(I wrote this article for our local newspaper last month. I’m posting it here on my blog and adding some pictures, so I can share it with someone over the internet.)
The light shines in the darkness, and the darkness did not overcome it.
This short verse from the gospel of John contains the fullness of what Christians believe about what God did in the life, death, and resurrection of Jesus. Jesus is the Light that shines in the darkness, evil, jealousy, hatred, fear, and injustice in this world. A long time ago on a Friday, Darkness threw everything it had at Jesus, and Sunday morning, Darkness learned it had not overcome the Light.

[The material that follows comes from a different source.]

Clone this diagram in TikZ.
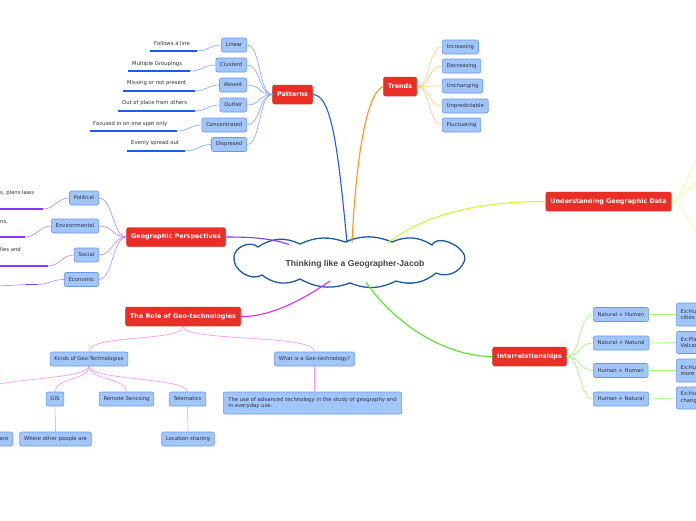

Light persists. I see it everywhere. Light shines in musicians who hone their skills and
offer them to us live in sanctuaries, concert halls, and nursing homes. Light shines in local agencies like BackPack Beginnings, feeding hungry school kids and Reading Connections, helping adults become literate.
Light insists. It will not relent. Light glows in women who say #MeToo, shining its rays in old, painful corners and exposing ugly truths. Light glimmers in the holy work of those who serve refugees in this and all nations. When people have awkward, honest conversations about race, the Light shines. The Light insists on justice for the oppressed and reconciliation where there has been disunity.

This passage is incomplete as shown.